Otro aspecto importante a tener en cuenta es el de la prevención. Por ejemplo, el calor extremo no se combate con más aires acondicionados que no harían otra cosa que profundizar la crisis energética y contribuir al calentamiento global. El uso racional de la energía, con fuentes alternativas, es central, como también lo es poner en marcha un plan nacional de forestación, especialmente en las ciudades, donde el cemento conserva y multiplica el calor. Es indispensable planificar la agricultura evitando la desertificación de vastas áreas del país, que impide la absorción de las intensas lluvias y ríos desbordados y permite que esa masa de agua descontrolada llegue a las ciudades y pueblos, como ocurrió en la catástrofe de Santa Fe. Prevención es, también, llevar agua allí donde se sabe que faltará, compensando los dramas de las sequías prolongadas.

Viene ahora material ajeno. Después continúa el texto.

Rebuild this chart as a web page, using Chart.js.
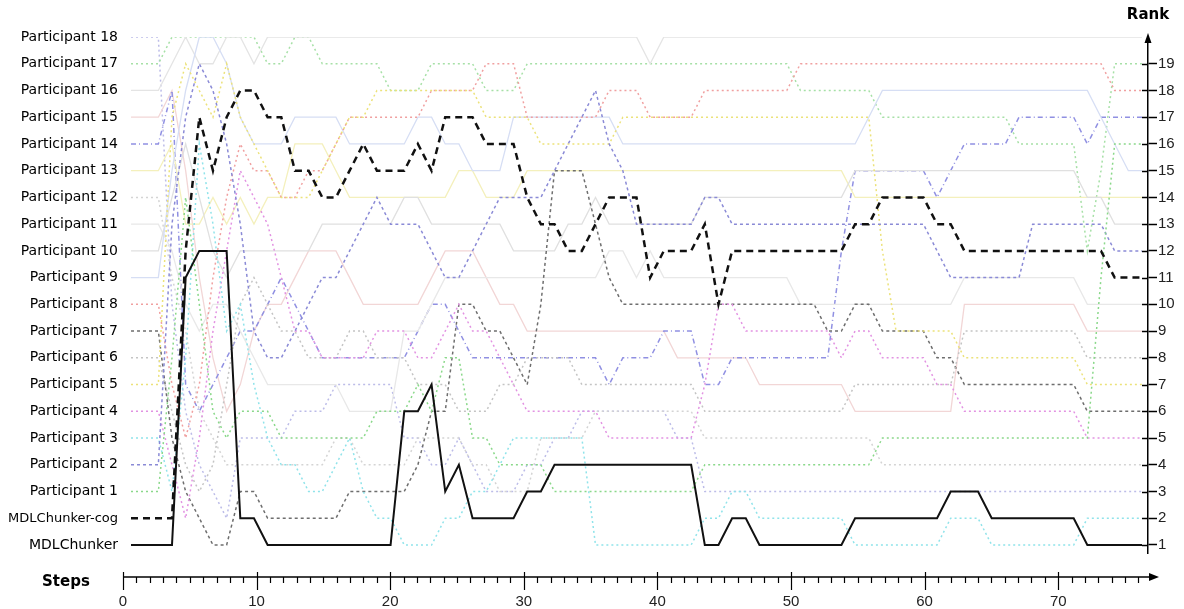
<!DOCTYPE html>
<html><head><meta charset="utf-8">
<script src="https://cdn.jsdelivr.net/npm/chart.js@4.4.0/dist/chart.umd.min.js"></script>
<style>html,body{margin:0;padding:0;background:#fff;overflow:hidden}#wrap{width:1184px;height:609px}</style>
</head><body><div id="wrap"><canvas id="c" width="1184" height="609"></canvas></div>
<script>
// ---- data ----
const steps = [1,2,3,4,5,6,7,8,9,10,11,12,13,14,15,16,17,18,19,20,21,22,23,24,25,26,27,28,29,30,31,32,33,34,35,36,37,38,39,40,41,42,43,44,45,46,47,48,49,50,51,52,53,54,55,56,57,58,59,60,61,62,63,64,65,66,67,68,69,70,71,72,73,74,75];
const stepTicks = [0,10,20,30,40,50,60,70];
const rankTicks = [1,2,3,4,5,6,7,8,9,10,11,12,13,14,15,16,17,18,19];
const labelRanks = [1,2,3,4,5,6,7,8,9,10,11,12,13,14,15,16,17,18,19,20];
const seriesNames = ['MDLChunker','MDLChunker-cog','Participant 1','Participant 2','Participant 3','Participant 4','Participant 5','Participant 6','Participant 7','Participant 8','Participant 9','Participant 10','Participant 11','Participant 12','Participant 13','Participant 14','Participant 15','Participant 16','Participant 17','Participant 18'];

const mdl = [1,1,1,1,11, 12,12,12,2,2, 1,1,1,1,1, 1,1,1,1,1, 6,6,7,3,4, 2,2,2,2,3, 3,4,4,4,4, 4,4,4,4,4, 4,4,1,1,2, 2,1,1,1,1, 1,1,1,2,2, 2,2,2,2,2, 3,3,3,2,2, 2,2,2,2,2, 1,1,1,1,1];
const mdlCog = [2,2,2,2,12, 17,15,17,18,18, 17,17,15,15,14, 14,15,16,15,15, 15,16,15,17,17, 17,16,16,16,14, 13,13,12,12,13, 14,14,14,11,12, 12,12,13,10,12, 12,12,12,12,12, 12,12,12,13,13, 14,14,14,14,13, 13,12,12,12,12, 12,12,12,12,12, 12,12,11,11,11];
const p1 = [3,3,3,8,14, 10,6,5,6,6, 6,5,5,5,5, 5,5,5,6,6, 6,7,6,8,8, 5,5,4,4,4, 4,3,3,3,3, 3,3,3,3,3, 3,3,4,4,4, 4,4,4,4,4, 4,4,4,4,4, 5,5,5,5,5, 5,5,5,5,5, 5,5,5,5,5, 5,11,16,16,16];
const p2 = [4,4,4,13,17, 19,18,16,13,9, 8,8,9,10,11, 11,12,13,14,13, 13,13,12,11,11, 12,13,14,14,14, 14,15,16,17,18, 16,15,13,13,13, 13,13,14,14,13, 13,13,13,13,13, 13,13,13,13,13, 13,13,13,13,12, 11,11,11,11,11, 11,13,13,13,13, 13,13,12,12,12];
const p3 = [5,5,5,3,8, 16,13,9,10,7, 5,4,4,3,3, 4,5,3,2,2, 1,1,1,2,2, 3,3,4,5,5, 5,5,5,5,1, 1,1,1,1,1, 1,1,2,2,3, 3,2,2,2,2, 2,2,2,1,1, 1,1,1,1,1, 2,2,2,1,1, 1,1,1,1,1, 2,2,2,2,2];
const p4 = [6,6,6,4,2, 5,9,12,15,14, 13,11,9,9,8, 8,8,8,9,9, 9,8,8,9,10, 9,9,8,7,6, 6,6,6,6,6, 5,5,5,5,5, 5,5,7,10,10, 9,9,9,9,9, 9,9,8,9,9, 8,8,8,8,7, 7,6,6,6,6, 6,6,6,6,6, 5,5,5,5,5];
const p5 = [7,7,7,17,19, 18,17,19,17,16, 15,14,14,14,15, 16,17,17,18,18, 18,18,18,18,18, 18,17,17,17,17, 16,16,16,16,16, 16,17,17,17,17, 17,17,17,17,17, 17,17,17,17,17, 17,17,17,17,17, 12,9,9,9,9, 9,8,8,8,8, 8,8,8,8,8, 7,7,7,7,7];
const p6 = [8,8,8,6,4, 3,4,7,10,11, 10,9,9,8,8, 8,9,9,8,8, 8,7,7,7,6, 6,6,7,7,8, 8,8,8,7,7, 7,7,7,7,7, 7,7,6,6,6, 6,6,6,6,6, 6,6,6,7,7, 7,7,7,7,7, 7,9,9,9,9, 9,9,9,9,9, 8,8,8,8,8];
const p7 = [9,9,9,5,3, 2,1,1,3,3, 2,2,2,2,2, 2,3,3,3,3, 3,4,6,6,10, 10,9,9,8,7, 10,15,15,15,13, 11,10,10,10,10, 10,10,10,10,10, 10,10,10,10,10, 10,9,9,10,10, 9,9,9,9,8, 8,7,7,7,7, 7,7,7,7,7, 6,6,6,6,6];
const p8 = [10,10,10,7,5, 7,11,14,16,15, 15,14,14,15,15, 16,17,17,17,17, 17,17,18,18,18, 18,19,19,19,17, 17,17,17,17,17, 18,18,18,17,17, 17,17,18,18,18, 18,18,18,18,19, 19,19,19,19,19, 19,19,19,19,19, 19,19,19,19,19, 19,19,19,19,19, 19,19,18,18,18];
const p9 = [11,11,11,15,18, 20,20,19,17,16, 16,16,17,17,17, 17,16,16,16,16, 16,17,17,16,16, 15,15,15,17,17, 17,17,17,17,17, 17,16,16,16,16, 16,16,16,16,16, 16,16,16,16,16, 16,16,16,16,17, 18,18,18,18,18, 18,18,18,18,18, 18,18,18,18,18, 18,17,16,15,15];
const p10 = [12,12,12,14,16, 14,12,11,12,12, 12,12,12,12,13, 13,13,13,13,13, 14,14,13,13,13, 13,13,13,12,12, 12,12,13,13,14, 13,13,13,13,13, 13,13,14,14,14, 14,14,14,14,14, 14,14,14,15,15, 15,15,15,15,15, 15,15,15,15,15, 15,15,15,15,15, 14,14,13,13,13];
const p11 = [13,13,13,12,10, 9,10,10,9,8, 7,7,7,7,7, 7,6,6,6,6, 9,9,10,11,11, 11,11,11,11,11, 11,11,11,11,11, 12,12,11,12,11, 11,11,11,11,11, 11,11,11,11,10, 10,10,10,10,10, 10,10,10,10,10, 10,11,11,11,11, 11,11,11,11,11, 10,10,10,10,10];
const p12 = [14,14,14,11,9, 6,5,4,4,4, 4,4,4,4,4, 5,5,4,4,4, 4,5,5,5,5, 4,4,3,3,3, 5,5,5,5,6, 6,6,6,6,6, 6,6,5,5,5, 5,5,5,5,5, 5,5,5,5,5, 4,4,4,4,4, 4,4,4,4,4, 4,4,4,4,4, 4,4,4,4,4];
const p13 = [15,15,15,16,13, 13,14,13,14,13, 14,14,16,16,16, 15,14,14,14,14, 14,14,14,14,15, 15,14,14,14,15, 15,15,15,15,15, 15,15,15,15,15, 15,15,15,15,15, 15,15,15,15,15, 15,15,15,14,14, 14,14,14,14,14, 14,14,14,14,14, 14,14,14,14,14, 14,14,14,14,14];
const p14 = [16,16,16,18,7, 6,7,8,9,9, 10,11,10,9,8, 8,8,8,8,8, 8,9,10,10,9, 8,8,8,8,8, 8,8,8,8,8, 7,8,8,8,9, 9,9,7,7,8, 8,8,8,8,8, 8,8,12,15,15, 15,15,15,15,14, 15,16,16,16,16, 17,17,17,17,17, 16,17,17,17,17];
const p15 = [17,17,17,18,15, 11,8,6,7,9, 10,10,11,12,12, 12,11,10,10,10, 10,10,11,12,12, 12,11,10,10,9, 9,9,9,9,9, 9,9,9,9,9, 8,8,8,8,8, 8,7,7,7,7, 7,7,7,6,6, 6,6,6,6,6, 6,10,10,10,10, 10,10,10,10,10, 9,9,9,9,9];
const p16 = [18,18,18,19,20, 19,19,20,20,19, 20,20,20,20,20, 20,20,20,20,20, 20,20,20,20,20, 20,20,20,20,20, 20,20,20,20,20, 20,20,20,19,20, 20,20,20,20,20, 20,20,20,20,20, 20,20,20,20,20, 20,20,20,20,20, 20,20,20,20,20, 20,20,20,20,20, 20,20,20,20,20];
const p17 = [19,19,19,20,20, 20,20,20,20,20, 19,19,20,20,19, 19,19,19,19,18, 18,18,19,19,19, 19,18,18,18,19, 19,19,19,19,19, 19,19,19,19,19, 19,19,19,19,19, 19,19,19,19,18, 18,18,18,18,18, 17,17,17,17,17, 17,17,17,17,17, 16,16,16,16,16, 12,15,19,19,19];
const p18 = [20,20,20,10,6, 4,3,2,5,5, 5,5,6,6,6, 7,7,7,7,7, 5,5,4,4,5, 4,3,3,3,4, 4,5,5,6,6, 6,6,6,6,6, 5,5,3,3,3, 3,3,3,3,3, 3,3,3,3,3, 3,3,3,3,3, 3,3,3,3,3, 3,3,3,3,3, 3,3,3,3,3];

const seriesValues = [mdl, mdlCog, p1, p2, p3, p4, p5, p6, p7, p8, p9, p10, p11, p12, p13, p14, p15, p16, p17, p18];

// ---- styles ----
const seriesColors = ['#111111','#111111','#8ad88a','#8a8ad6','#8fe3ea','#e292e2','#ece27a','#c4c4c4','#6e6e6e','#f0a0a0','#d6def4','#e0e0e0','#e8e8e8','#d4d4d4','#f4f0bc','#9090e2','#f2d6d6','#e4e4e4','#a6e0a6','#bcbce8'];
const seriesDash = [[],[7,5],[2,3],[3,3],[2,3],[2,3],[2,3],[2,3],[3,3],[2,3],[],[],[],[2,3],[],[5,3,1,3],[],[],[2,3],[2,3]];
const seriesWidth = [2,2.5,1.5,1.5,1.5,1.5,1.5,1.5,1.5,1.5,1.3,1.3,1.3,1.5,1.3,1.5,1.3,1.3,1.5,1.5];

const datasets = seriesValues.map((vals, i) => ({
  label: seriesNames[i],
  data: steps.map((s, j) => ({x: s, y: vals[j]})),
  borderColor: seriesColors[i],
  borderDash: seriesDash[i],
  borderWidth: seriesWidth[i],
  pointRadius: 0,
  tension: 0,
  fill: false,
  xAxisID: 'x',
  yAxisID: 'y',
  order: i
}));

function nameForRank(r) {
  const k = seriesValues.findIndex(v => v[0] === r);
  return k >= 0 ? seriesNames[k] : '';
}

const axisDecor = {
  id: 'axisDecor',
  afterDraw(chart) {
    const ctx = chart.ctx;
    const xa = chart.scales.xa, y = chart.scales.y;
    const axisY = 577, tipX = 1159;
    ctx.save();
    ctx.strokeStyle = '#000'; ctx.fillStyle = '#000'; ctx.lineWidth = 1.5;
    ctx.beginPath(); ctx.moveTo(xa.getPixelForValue(0), axisY); ctx.lineTo(tipX - 6, axisY); ctx.stroke();
    ctx.beginPath(); ctx.moveTo(tipX, axisY); ctx.lineTo(tipX - 10, axisY - 4); ctx.lineTo(tipX - 10, axisY + 4); ctx.closePath(); ctx.fill();
    ctx.lineWidth = 1.2;
    for (let v = 0; v <= 76; v++) {
      const px = Math.round(xa.getPixelForValue(v)) + 0.5;
      ctx.beginPath();
      if (v % 10 === 0) { ctx.moveTo(px, axisY - 5); ctx.lineTo(px, axisY + 13); }
      else { ctx.moveTo(px, axisY); ctx.lineTo(px, axisY + 6); }
      ctx.stroke();
    }
    ctx.lineWidth = 1.5;
    const ax = y.left;
    rankTicks.forEach(r => {
      const py = Math.round(y.getPixelForValue(r)) + 0.5;
      ctx.beginPath(); ctx.moveTo(ax - 6, py); ctx.lineTo(ax, py); ctx.stroke();
    });
    const topY = chart.chartArea.top;
    ctx.beginPath(); ctx.moveTo(ax, topY - 4); ctx.lineTo(ax - 3.5, topY + 6); ctx.lineTo(ax + 3.5, topY + 6); ctx.closePath(); ctx.fill();
    ctx.font = 'bold 15px "DejaVu Sans"';
    ctx.textBaseline = 'middle';
    ctx.textAlign = 'center';
    ctx.fillText('Rank', ax, 15);
    ctx.textAlign = 'left';
    ctx.fillText('Steps', 42, 582);
    ctx.restore();
  }
};

new Chart(document.getElementById('c'), {
  type: 'line',
  data: { datasets },
  options: {
    responsive: false,
    animation: false,
    layout: { padding: { top: 37, left: 0, right: 0, bottom: 0 } },
    plugins: { legend: { display: false }, tooltip: { enabled: false } },
    scales: {
      x: { type: 'linear', display: false, min: 0.414, max: 75.44 },
      xa: {
        type: 'linear', position: 'bottom', min: 0, max: 76.72,
        grid: { display: false, drawTicks: false, tickLength: 0 }, border: { display: false },
        afterBuildTicks: s => { s.ticks = stepTicks.map(v => ({ value: v })); },
        afterFit: s => { s.height = 56; },
        ticks: { padding: 40, color: '#222', font: { family: 'Liberation Sans', size: 15 }, maxRotation: 0, autoSkip: false }
      },
      y: {
        type: 'linear', position: 'right', min: 0.7, max: 20,
        grid: { drawOnChartArea: false, drawTicks: true, tickLength: 9, color: '#000', tickWidth: 1.5 },
        border: { display: true, color: '#000', width: 1.5 },
        afterBuildTicks: s => { s.ticks = rankTicks.map(v => ({ value: v })); },
        afterFit: s => { s.width = 36; },
        ticks: { padding: 1, color: '#222', font: { family: 'Liberation Sans', size: 15 }, autoSkip: false }
      },
      yl: {
        type: 'linear', position: 'left', min: 0.7, max: 20,
        grid: { display: false, drawTicks: false, tickLength: 0 }, border: { display: false },
        afterBuildTicks: s => { s.ticks = labelRanks.map(v => ({ value: v })); },
        afterFit: s => { s.width = 123; },
        ticks: {
          padding: 5, color: '#000', autoSkip: false,
          callback: v => nameForRank(v),
          font: c => ({ family: 'DejaVu Sans', size: (c.tick && c.tick.value === 2) ? 13 : 14 })
        }
      }
    }
  },
  plugins: [axisDecor]
});
</script>
</body></html>
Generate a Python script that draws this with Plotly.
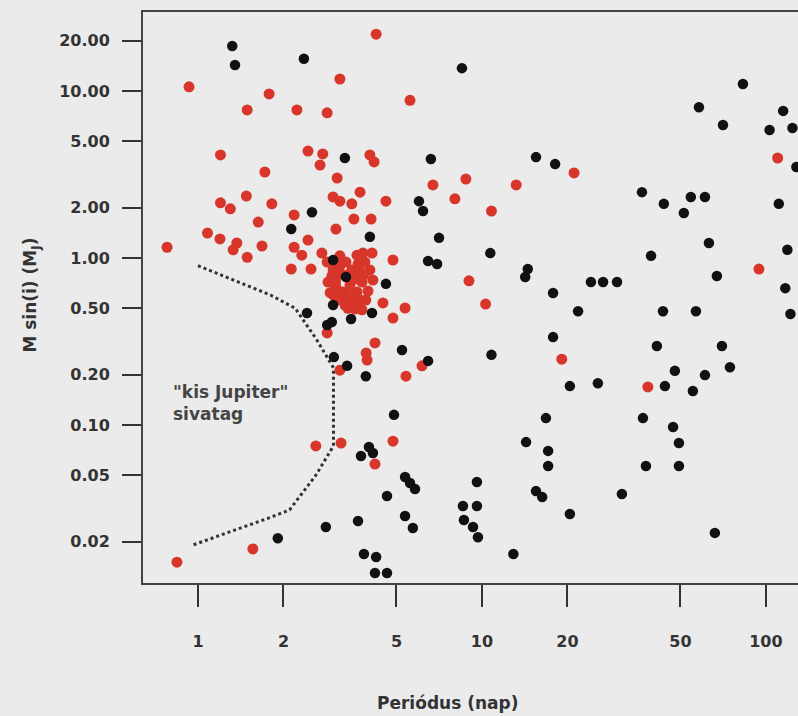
import plotly.graph_objects as go

# Planets with measured radius (red) and radial-velocity-only detections (black)
red_period = [4.24, 0.93, 1.78, 3.16, 1.49, 2.23, 2.85, 5.58, 1.2, 2.44, 2.75, 2.69,
              4.03, 4.17, 1.72, 3.09, 6.72, 8.78, 13.2, 21.1, 1.48, 1.2, 1.30, 1.82,
              2.99, 3.16, 3.72, 3.48, 4.59, 8.03, 10.8, 2.18, 1.63, 3.06, 3.54, 4.07,
              1.08, 1.195, 1.37, 1.33, 1.68, 1.49, 0.778, 2.18, 2.44, 2.32, 2.73, 3.81,
              4.10, 4.86, 2.13, 2.50, 9.0, 10.3, 4.48, 5.36, 4.86, 2.85, 4.20, 3.91,
              3.94, 3.16, 5.40, 6.15, 19.1, 38.4, 2.60, 3.19, 4.86, 4.20, 1.56, 0.843,
              110, 94.5,
              2.85, 2.99, 3.16, 3.32, 3.48, 3.66, 3.87, 4.03, 2.87, 3.06, 3.24, 3.43,
              3.63, 3.78, 3.97, 3.29, 3.48, 3.72, 3.57, 3.11, 2.96, 3.84, 4.13, 2.92,
              3.37, 3.6, 3.9, 3.37, 3.78, 3.16, 3.63,
              3.0, 3.4, 3.5, 3.2, 3.7, 3.3, 3.55, 3.05]
red_mass = [21.9, 10.6, 9.6, 11.8, 7.7, 7.7, 7.4, 8.8, 4.14, 4.37, 4.2, 3.6,
            4.14, 3.76, 3.27, 3.01, 2.74, 2.97, 2.74, 3.23, 2.35, 2.14, 1.97, 2.11,
            2.32, 2.19, 2.48, 2.11, 2.19, 2.26, 1.91, 1.81, 1.64, 1.49, 1.71, 1.71,
            1.41, 1.30, 1.23, 1.12, 1.18, 1.01, 1.16, 1.16, 1.28, 1.04, 1.07, 1.07,
            1.07, 0.973, 0.859, 0.859, 0.73, 0.53, 0.538, 0.502, 0.437, 0.356, 0.31, 0.27,
            0.245, 0.213, 0.196, 0.226, 0.248, 0.169, 0.0749, 0.078, 0.080, 0.0584, 0.0181, 0.0151,
            3.97, 0.859,
            0.946, 0.848, 0.895, 0.946, 0.848, 0.92, 0.946, 0.848, 0.718, 0.67, 0.626, 0.69,
            0.626, 0.718, 0.634, 0.568, 0.538, 0.561, 0.495, 0.561, 0.78, 0.79, 0.738, 0.62,
            0.79, 0.75, 0.56, 0.50, 0.49, 1.03, 1.04,
            0.6, 0.6, 0.75, 0.8, 0.85, 0.52, 0.58, 0.72]

black_period = [1.32, 1.35, 2.36, 8.5, 3.29, 6.61, 15.5, 18.1, 83, 58.1, 70.6, 115,
                103, 124, 128, 6.0, 6.2, 2.52, 2.13, 36.6, 43.7, 54.4, 61, 51.4,
                111, 4.03, 7.06, 10.7, 63, 119, 39.4, 2.99, 6.46, 6.95, 14.5, 14.2,
                24.2, 26.7, 29.9, 67.2, 117, 17.8, 3.32, 4.59, 21.8, 43.4, 56.7, 122,
                2.42, 2.99, 3.46, 4.10, 2.85, 2.96, 17.8, 10.8, 41.3, 70, 47.8, 74.7,
                61, 44.1, 55.3, 20.4, 25.6, 5.23, 6.46, 3.01, 3.35, 3.9, 4.9, 16.8,
                36.9, 47.1, 14.3, 17.1, 17.1, 49.4, 37.8, 49.4, 4.0, 3.75, 4.13, 5.36,
                5.58, 5.81, 4.63, 9.6, 15.5, 16.3, 31.1, 8.57, 9.6, 8.64, 9.3, 9.68,
                20.4, 66.1, 12.9, 5.36, 5.71, 3.66, 2.82, 1.91, 3.84, 4.24, 4.2, 4.63]
black_mass = [18.6, 14.3, 15.6, 13.7, 3.97, 3.92, 4.02, 3.65, 11.0, 8.0, 6.26, 7.6,
              5.84, 6.0, 3.51, 2.19, 1.91, 1.88, 1.49, 2.48, 2.11, 2.32, 2.32, 1.86,
              2.11, 1.34, 1.32, 1.07, 1.23, 1.12, 1.03, 0.973, 0.96, 0.92, 0.86, 0.77,
              0.718, 0.718, 0.718, 0.78, 0.66, 0.617, 0.77, 0.70, 0.48, 0.48, 0.48, 0.462,
              0.469, 0.523, 0.431, 0.469, 0.397, 0.414, 0.336, 0.263, 0.297, 0.297, 0.211, 0.222,
              0.199, 0.171, 0.16, 0.171, 0.178, 0.281, 0.242, 0.255, 0.226, 0.196, 0.115, 0.110,
              0.110, 0.0973, 0.079, 0.07, 0.0568, 0.078, 0.0568, 0.0568, 0.0738, 0.0652, 0.068, 0.0488,
              0.045, 0.0414, 0.0376, 0.0456, 0.0402, 0.037, 0.0386, 0.0327, 0.0327, 0.027, 0.0245, 0.0213,
              0.0293, 0.0226, 0.0169, 0.0285, 0.0242, 0.0266, 0.0245, 0.021, 0.0169, 0.0162, 0.013, 0.013]

# Outline of the "sub-Jupiter desert"
desert_period = [1.0, 1.8, 2.2, 2.6, 3.0, 3.0, 2.6, 2.1, 1.8, 0.95]
desert_mass = [0.9, 0.6, 0.5, 0.33, 0.22, 0.075, 0.05, 0.031, 0.028, 0.019]

x_ticks = [1, 2, 5, 10, 20, 50, 100]
x_tick_labels = ["1", "2", "5", "10", "20", "50", "100"]
y_ticks = [0.02, 0.05, 0.1, 0.2, 0.5, 1, 2, 5, 10, 20]
y_tick_labels = ["0.02", "0.05", "0.10", "0.20", "0.50", "1.00", "2.00", "5.00", "10.00", "20.00"]

BG = "#ebebeb"
INK = "#333333"
FONT = "DejaVu Sans"

fig = go.Figure()
fig.add_trace(go.Scatter(
    x=desert_period, y=desert_mass, mode="lines",
    line=dict(color=INK, width=3, dash="dot"), hoverinfo="skip"))
fig.add_trace(go.Scatter(
    x=red_period, y=red_mass, mode="markers",
    marker=dict(color="#d8352b", size=11, line=dict(width=0))))
fig.add_trace(go.Scatter(
    x=black_period, y=black_mass, mode="markers",
    marker=dict(color="#111111", size=10.5, line=dict(width=0))))

fig.update_layout(
    width=798, height=716,
    margin=dict(l=143, r=0, t=12, b=133),
    paper_bgcolor=BG, plot_bgcolor=BG,
    showlegend=False,
    font=dict(family=FONT, color=INK, size=16, weight="bold"),
    xaxis=dict(
        type="log", range=[-0.1937, 2.113],
        tickvals=x_ticks, ticktext=x_tick_labels,
        showgrid=False, zeroline=False,
        showline=True, linecolor="#444444", linewidth=2, mirror=True,
        ticks="outside", ticklen=22, tickwidth=2, tickcolor=INK,
        ticklabelstandoff=21,
        tickfont=dict(family=FONT, size=16, color=INK, weight="bold")),
    yaxis=dict(
        type="log", range=[-1.946, 1.473],
        tickvals=y_ticks, ticktext=y_tick_labels,
        showgrid=False, zeroline=False,
        showline=True, linecolor="#444444", linewidth=2, mirror=False,
        ticks="outside", ticklen=19, tickwidth=2, tickcolor=INK,
        ticklabelstandoff=9,
        tickfont=dict(family=FONT, size=16, color=INK, weight="bold")),
    annotations=[
        dict(text="Periódus (nap)", xref="paper", yref="paper",
             x=0.4656, y=-0.21, xanchor="center", yanchor="middle",
             showarrow=False, font=dict(family=FONT, size=17, color=INK, weight="bold")),
        dict(text="M sin(i) (M<sub>J</sub>)", xref="paper", yref="paper",
             x=-0.1695, y=0.505, xanchor="center", yanchor="middle", textangle=-90,
             showarrow=False, font=dict(family=FONT, size=17, color=INK, weight="bold")),
        dict(text="\"kis Jupiter\"<br>sivatag", xref="paper", yref="paper",
             x=0.042, y=0.355, xanchor="left", yanchor="top", align="left",
             showarrow=False, font=dict(family=FONT, size=17, color="#444444", weight="bold")),
    ],
)

fig.write_html("out.html")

Y comenzar a revertir en serio, con decisión política y menos discurso, los procesos industriales altamente contaminantes. Por último, incluir todas estas temáticas en los programas educativos desde la escuela primaria hasta el nivel terciario.
De esto no hablan los funcionarios y dirigentes políticos. Nos limitamos a contar víctimas y a mostrar por los medios historias de las tragedias humanas. Tampoco se trata de adoptar actitudes extremas o heroicas. Sería, sencillamente, afrontar como sociedad los peligros naturales que nos acechan y nos acecharán por varias generaciones.
Quizá la muerte de tanta gente inocente provocada por estos desastres nos sirva para dejar de mirar hacia el costado y asumir responsabilidades. Es una invitación a que los equipos técnicos de los grupos políticos que se disputarán el poder en 2015, ganados por la inmediatez de la coyuntura, puedan incluir este grave problema entre sus objetivos de gobierno. Al menos para dejar atrás la improvisación.